So it's been awhile since I've put my fingers to a keyboard to write. Quite often, I have so much I want to say but haven't been able to formulate my thoughts into anything that would make sense on paper. I find myself in a stage of grief that I'm still trying to navigate myself. I find myself in a phase of life that I'm not sure how much to share and how much not to share. But today, I woke so uneasy and so unsettled. So I spent some quiet time with God, asking that He remind me of the strength and Hope He knows I have, and now I will sit in the calm and quiet and write before this day begins.
Life has changed a lot over the last few years. A couple weeks ago I let the iPhone playlist just shuffle at random. Admittedly, most days I cannot listen to songs that carried me through the initial months of losing Nate. I cannot listen to songs from his service or from the slideshow that played before his service. I hear them and can be taken instantly into that very broken and shattered pain that I felt almost 4.5 years ago. Most days it just hurts too much still so usually with the first note of one of these songs I have already hit next on the playlist. But a few weeks ago, I was able to stop and really listen again and take them in. It was a big moment for me. I found myself on a journey of self-reflection rather than in that dark and heavy place I remember. It was as if I was being guided through my journey from the outside looking in and reflecting back and in those moments I realized just how far we have come. We’ve come from heavy sadness where tears fell daily, through anger and frustration with God and the world, and now to a place where we are finding joy again. The emotions come and go, yes, I still have heavy days but they aren’t as often as they used to be. We could have left ourselves stuck in that heavy place but instead we fought with every ounce of energy our souls would offer to be in THE light and not under it.
This week I have felt the joy of Christmas coming. I have seen the wonder in a child's eyes. I have watched Drew & Kaylee’s excitement grow. I have also looked at a stocking with Nate’s name that hangs and will not be filled. An honest reminder of our reality that there is pain but we can have joy too. I have sat many evenings and just stared at the fireplace where his stocking hangs in the center, as our middle child, directly under his cross. I have prayed and wondered if we are doing the right thing by continuing to hang his stocking. But the reality is that I cannot put it away. I cannot put him away.

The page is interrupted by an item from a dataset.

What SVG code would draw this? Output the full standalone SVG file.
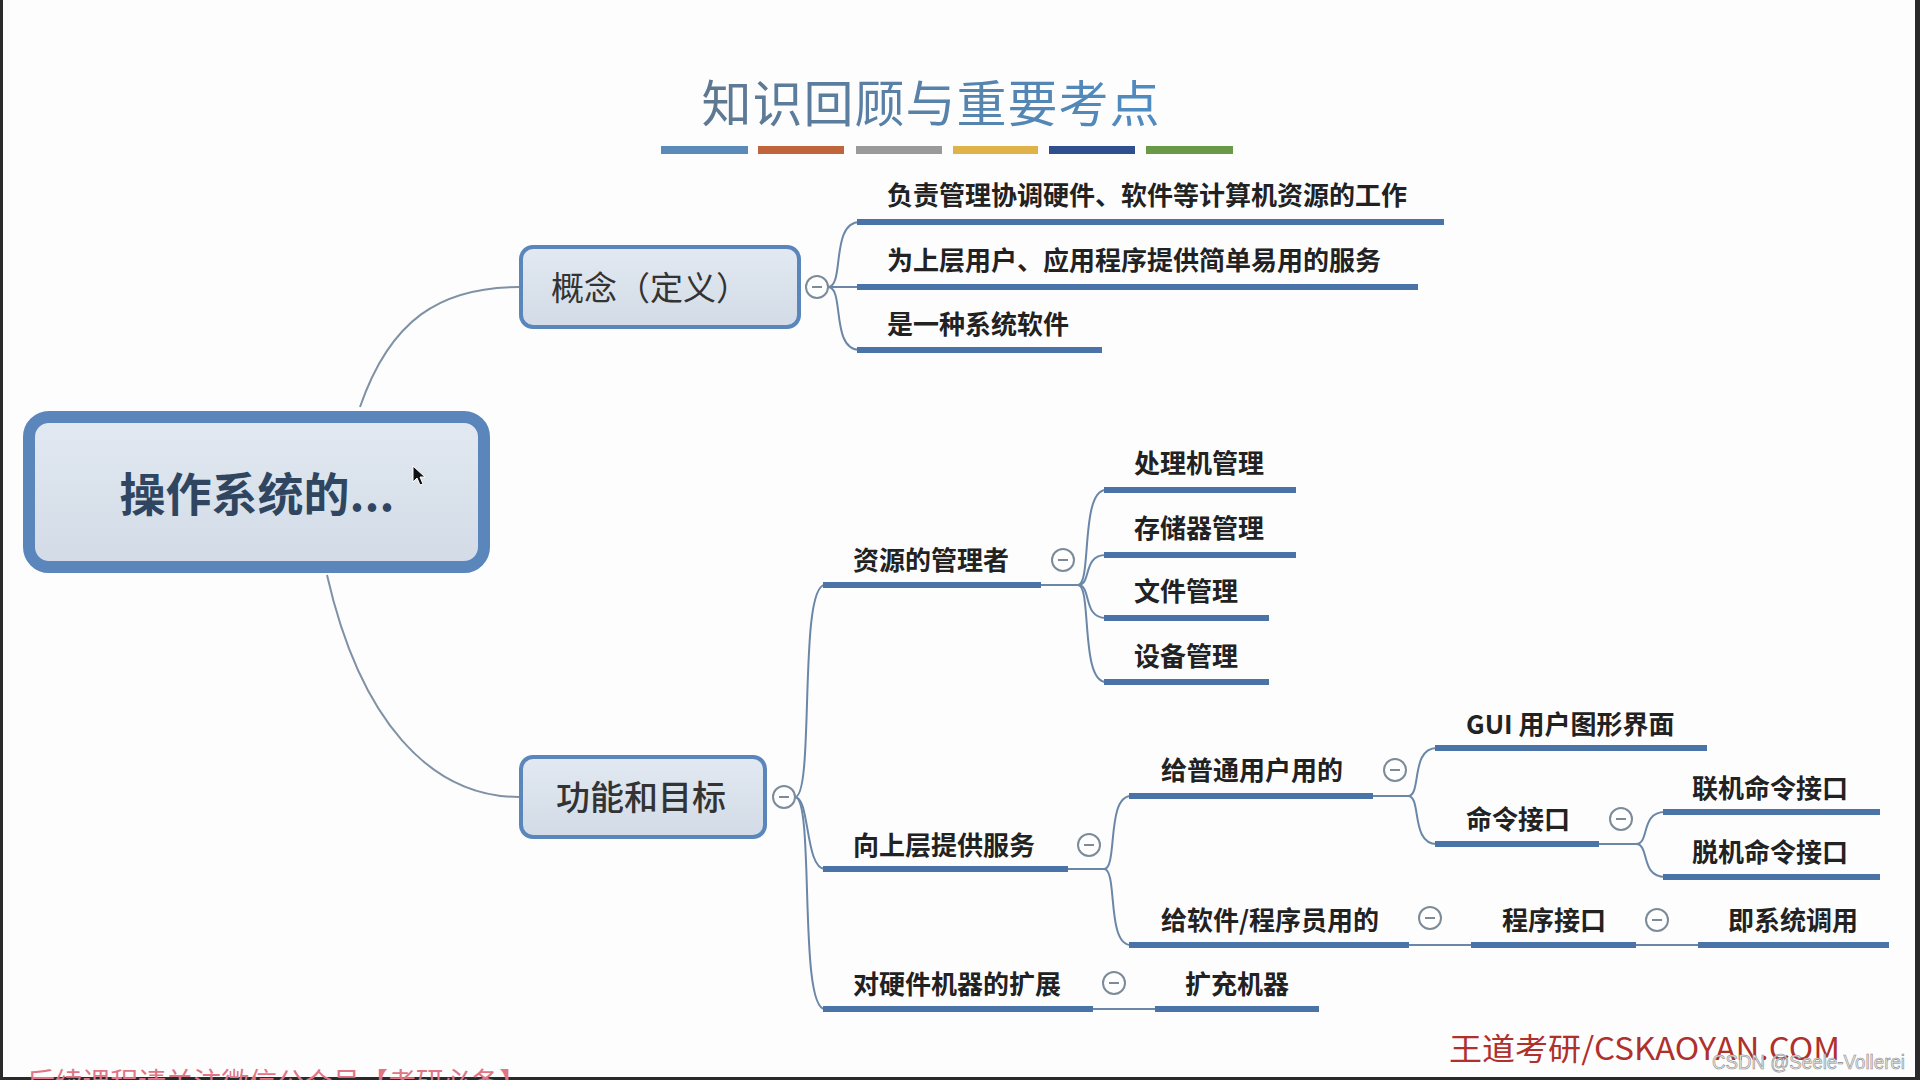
<svg xmlns="http://www.w3.org/2000/svg" width="1920" height="1080" viewBox="0 0 1920 1080">
<defs>
<linearGradient id="tg" x1="0" y1="0" x2="1" y2="0">
<stop offset="0" stop-color="#5f7891"/>
<stop offset="1" stop-color="#4f8cc2"/>
</linearGradient>
<linearGradient id="nf" x1="0" y1="0" x2="0" y2="1">
<stop offset="0" stop-color="#e2e9f2"/>
<stop offset="1" stop-color="#d2dbe6"/>
</linearGradient>
<style>
.cj{font-family:"Noto Sans CJK SC","Noto Sans",sans-serif}
.ch{font-size:26px;font-weight:700;fill:#222}
.ul{stroke:#4a73a7;stroke-width:6;fill:none}
.cn{stroke:#7f91a4;stroke-width:2;fill:none}
.tr{stroke:#6b87a8;stroke-width:2;fill:none}
.cc circle{fill:#fff;stroke:#7c8b9a;stroke-width:2}
.cc line{stroke:#7c8b9a;stroke-width:2}
.nd{fill:url(#nf);stroke:#5a86bb}
</style>
</defs>
<rect x="0" y="0" width="1920" height="1080" fill="#fdfdfe"/>
<rect x="0" y="0" width="3" height="1080" fill="#2a2a2a"/>
<rect x="1915" y="0" width="5" height="1080" fill="#2a2a2a"/>
<rect x="0" y="1077" width="1920" height="3" fill="#2a2a2a"/>

<g id="title">
<text class="cj" x="931" y="122" text-anchor="middle" font-size="50" font-weight="400" fill="url(#tg)" letter-spacing="1">知识回顾与重要考点</text>
<rect x="661" y="146" width="87" height="8" fill="#5b8ab8"/>
<rect x="758" y="146" width="86" height="8" fill="#c0643c"/>
<rect x="856" y="146" width="86" height="8" fill="#9a9a9a"/>
<rect x="953" y="146" width="85" height="8" fill="#e0b24a"/>
<rect x="1049" y="146" width="86" height="8" fill="#2f4f8f"/>
<rect x="1146" y="146" width="87" height="8" fill="#6a9a48"/>
</g>

<g id="connectors">
<path class="cn" d="M360,407 C390,320 440,287 519,287"/>
<path class="cn" d="M327,575 C360,720 430,797 519,797"/>
<path class="tr" d="M828,287 C845,287 830,222 860,222"/>
<path class="tr" d="M828,287 L860,287"/>
<path class="tr" d="M828,287 C845,287 830,350 860,350"/>
<path class="tr" d="M795,797 C815,797 798,585 825,585"/>
<path class="tr" d="M795,797 C810,797 805,869 825,869"/>
<path class="tr" d="M795,797 C815,797 798,1009 825,1009"/>
<path class="tr" d="M1041,585 L1078,585"/>
<path class="tr" d="M1078,585 C1092,585 1080,490 1106,490"/>
<path class="tr" d="M1078,585 C1092,585 1082,555 1106,555"/>
<path class="tr" d="M1078,585 C1092,585 1082,618 1106,618"/>
<path class="tr" d="M1078,585 C1092,585 1080,682 1106,682"/>
<path class="tr" d="M1068,869 L1104,869"/>
<path class="tr" d="M1104,869 C1118,869 1106,796 1131,796"/>
<path class="tr" d="M1104,869 C1118,869 1106,945 1131,945"/>
<path class="tr" d="M1373,796 L1408,796"/>
<path class="tr" d="M1408,796 C1422,796 1410,748 1437,748"/>
<path class="tr" d="M1408,796 C1422,796 1410,844 1437,844"/>
<path class="tr" d="M1599,844 L1636,844"/>
<path class="tr" d="M1636,844 C1650,844 1640,812 1665,812"/>
<path class="tr" d="M1636,844 C1650,844 1640,877 1665,877"/>
<path class="tr" d="M1409,945 L1471,945"/>
<path class="tr" d="M1636,945 L1698,945"/>
<path class="tr" d="M1093,1009 L1155,1009"/>
</g>

<g id="root">
<rect class="nd" x="29" y="417" width="455" height="150" rx="20" stroke-width="12"/>
<text class="cj" x="257" y="511" text-anchor="middle" font-size="46" font-weight="700" fill="#2f4560">操作系统的...</text>
<path d="M413,466 L413,482 L417,478 L420,485 L423,484 L420,477 L425,477 Z" fill="#111" stroke="#fff" stroke-width="1"/>
</g>

<g id="concept">
<rect class="nd" x="521" y="247" width="278" height="80" rx="12" stroke-width="4"/>
<text class="cj" x="650" y="300" text-anchor="middle" font-size="33" font-weight="400" fill="#333">概念（定义）</text>
<g class="cc"><circle cx="817" cy="287" r="11"/><line x1="812" y1="287" x2="822" y2="287"/></g>
</g>

<g id="function">
<rect class="nd" x="521" y="757" width="244" height="80" rx="12" stroke-width="4"/>
<text class="cj" x="641" y="810" text-anchor="middle" font-size="34" font-weight="500" fill="#333">功能和目标</text>
<g class="cc"><circle cx="784" cy="797" r="11"/><line x1="779" y1="797" x2="789" y2="797"/></g>
</g>

<g id="c1"><line class="ul" x1="857" y1="222" x2="1444" y2="222"/><text class="cj ch" x="887" y="205">负责管理协调硬件、软件等计算机资源的工作</text></g>
<g id="c2"><line class="ul" x1="857" y1="287" x2="1418" y2="287"/><text class="cj ch" x="887" y="270">为上层用户、应用程序提供简单易用的服务</text></g>
<g id="c3"><line class="ul" x1="857" y1="350" x2="1102" y2="350"/><text class="cj ch" x="887" y="334">是一种系统软件</text></g>

<g id="res"><line class="ul" x1="823" y1="585" x2="1041" y2="585"/><text class="cj ch" x="853" y="570">资源的管理者</text>
<g class="cc"><circle cx="1063" cy="560" r="11"/><line x1="1058" y1="560" x2="1068" y2="560"/></g></g>
<g id="r1"><line class="ul" x1="1104" y1="490" x2="1296" y2="490"/><text class="cj ch" x="1134" y="473">处理机管理</text></g>
<g id="r2"><line class="ul" x1="1104" y1="555" x2="1296" y2="555"/><text class="cj ch" x="1134" y="538">存储器管理</text></g>
<g id="r3"><line class="ul" x1="1104" y1="618" x2="1269" y2="618"/><text class="cj ch" x="1134" y="601">文件管理</text></g>
<g id="r4"><line class="ul" x1="1104" y1="682" x2="1269" y2="682"/><text class="cj ch" x="1134" y="666">设备管理</text></g>

<g id="svc"><line class="ul" x1="823" y1="869" x2="1068" y2="869"/><text class="cj ch" x="853" y="855">向上层提供服务</text>
<g class="cc"><circle cx="1089" cy="845" r="11"/><line x1="1084" y1="845" x2="1094" y2="845"/></g></g>
<g id="user"><line class="ul" x1="1129" y1="796" x2="1373" y2="796"/><text class="cj ch" x="1161" y="780">给普通用户用的</text>
<g class="cc"><circle cx="1395" cy="770" r="11"/><line x1="1390" y1="770" x2="1400" y2="770"/></g></g>
<g id="gui"><line class="ul" x1="1435" y1="748" x2="1707" y2="748"/><text class="cj ch" x="1466" y="734" font-weight="500">GUI 用户图形界面</text></g>
<g id="cmd"><line class="ul" x1="1435" y1="844" x2="1599" y2="844"/><text class="cj ch" x="1466" y="829">命令接口</text>
<g class="cc"><circle cx="1621" cy="819" r="11"/><line x1="1616" y1="819" x2="1626" y2="819"/></g></g>
<g id="online"><line class="ul" x1="1663" y1="812" x2="1880" y2="812"/><text class="cj ch" x="1692" y="798">联机命令接口</text></g>
<g id="offline"><line class="ul" x1="1663" y1="877" x2="1880" y2="877"/><text class="cj ch" x="1692" y="862">脱机命令接口</text></g>
<g id="prog"><line class="ul" x1="1129" y1="945" x2="1409" y2="945"/><text class="cj ch" x="1161" y="930">给软件/程序员用的</text>
<g class="cc"><circle cx="1430" cy="918" r="11"/><line x1="1425" y1="918" x2="1435" y2="918"/></g></g>
<g id="api"><line class="ul" x1="1471" y1="945" x2="1636" y2="945"/><text class="cj ch" x="1502" y="930">程序接口</text>
<g class="cc"><circle cx="1657" cy="920" r="11"/><line x1="1652" y1="920" x2="1662" y2="920"/></g></g>
<g id="syscall"><line class="ul" x1="1698" y1="945" x2="1889" y2="945"/><text class="cj ch" x="1728" y="930">即系统调用</text></g>

<g id="hw"><line class="ul" x1="823" y1="1009" x2="1093" y2="1009"/><text class="cj ch" x="853" y="994">对硬件机器的扩展</text>
<g class="cc"><circle cx="1114" cy="983" r="11"/><line x1="1109" y1="983" x2="1119" y2="983"/></g></g>
<g id="ext"><line class="ul" x1="1155" y1="1009" x2="1319" y2="1009"/><text class="cj ch" x="1185" y="994">扩充机器</text></g>

<text class="cj" x="1449" y="1060" font-size="31" fill="#b0302c" textLength="391" lengthAdjust="spacingAndGlyphs">王道考研/CSKAOYAN.COM</text>
<text x="1712" y="1069" font-family="Liberation Sans, sans-serif" font-size="20" fill="#e8e8e8" stroke="#8a8a8a" stroke-width="0.6" textLength="193" lengthAdjust="spacingAndGlyphs">CSDN @Seele-Vollerei</text>
<text class="cj" x="27" y="1093" font-size="28" fill="#e07585" textLength="500">后续课程请关注微信公众号【考研必备】</text>
</svg>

Nathan Chris Baker entered our world on December 23, 2006. Today, December 23, 2016, Nate would be 10. Ten... how does a momma's mind wrap herself around that idea that my child would be 10. Nathan lived on earth with us for 5.5 years. The last birthday we celebrated with Nate on earth was his 5th birthday. He was so excited for his 5th... you know 5 means one whole hand of fingers you get to hold up and smile the proudest smile? When I think of Nate and I still see my 5 year old stubborn yet innocent little boy. What would 10 look like for Nate? How tall would he be? What would he be like, who would his friends be, would we have a big party, would we go to his favorite dinner spot, what gifts would he be asking for? We don’t have those days with him. We watch our other children grow and it leaves us longing for those days with Nate. His 10th birthday.... that means he's been in Heaven almost as long as he was with us on Earth. I just can't even wrap my brain around the last four years without him let alone a lifetime to come without him. My heart turns and weeps inside my chest.
The journey of grief, and missing your child, just doesn’t get easier. It doesn’t go away… ever. It changes. I’ve said it before, the journey is winding. Some days I feel like a mess in this journey as we climb from the ashes. Some days I feel like it will, somehow, make sense one day. I know that we don't always like the journey but I do know that we will keep walking it with our heads held high in hope. I know that we wouldn't be where we are today, finding hope, and seeking joy without strength from above. In the story that God is writing.... I believe the journey is as important as the destination. I am thankful, that in the pain, we can look back and see the journey we are walking and that we haven’t let the load slow us down. In the end I hope I will look back on this life and smile because I decided to live and love it. Life is messy. But even in the ashes it can be beautiful.
Sending all our love to Nate today. We may cry tears and feel sadness but we also celebrate you. All that you were, all that you are, and all that you will be through the light that shines through.